We mourn the unnecessary deaths. But we also note no mainstream media outlet asked the obvious question: Why did no one at the school, with a student body of about 100, shoot back?

They didn’t ask the question because they already knew the answer: The state of California makes it extremely difficult for law-abiding residents to obtain a permit to carry a handgun for self-defense.

Small women are most in need of such a weapon, but they are also least likely to want to sport one openly on the hip. That means they would need concealed carry licenses, but in California those are pretty much reserved for judges, other politicians and their rich friends.

Which leads us to the second Question Never Asked — because California’s unconstitutional gun control laws once again have proved counterproductive, here (they had the effect of disarming the victims while they obviously proved useless in preventing the shooter from laying hands on a firearm), why doesn’t the Legislature in Sacramento repeal them all?

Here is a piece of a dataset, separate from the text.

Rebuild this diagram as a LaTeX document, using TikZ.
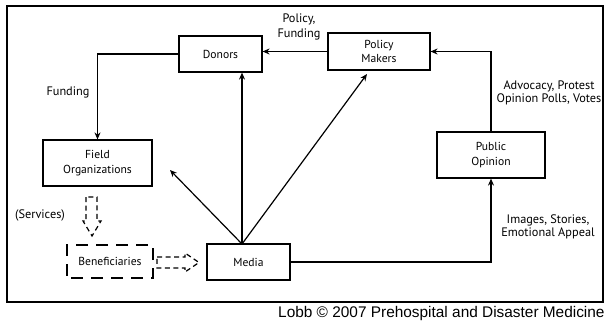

One Comment to “This time, the arms race is domestic”

  1. John Taylor Says:

    “The department was also soliciting April bids for a new supply of .233 Remington rifle ammunition — the stuff the Army uses in its M-16s”

    Another new caliber for the poodle shooter? One wonders if they’ll ever admit a mistake. One wonders if they’ll ever quit scrapping M-1 Garands.

    With the US population at ~300,000,000, I’m not sure 1.5 rounds per is sufficient. (OK, after exemptions, maybe 2 rounds per person.)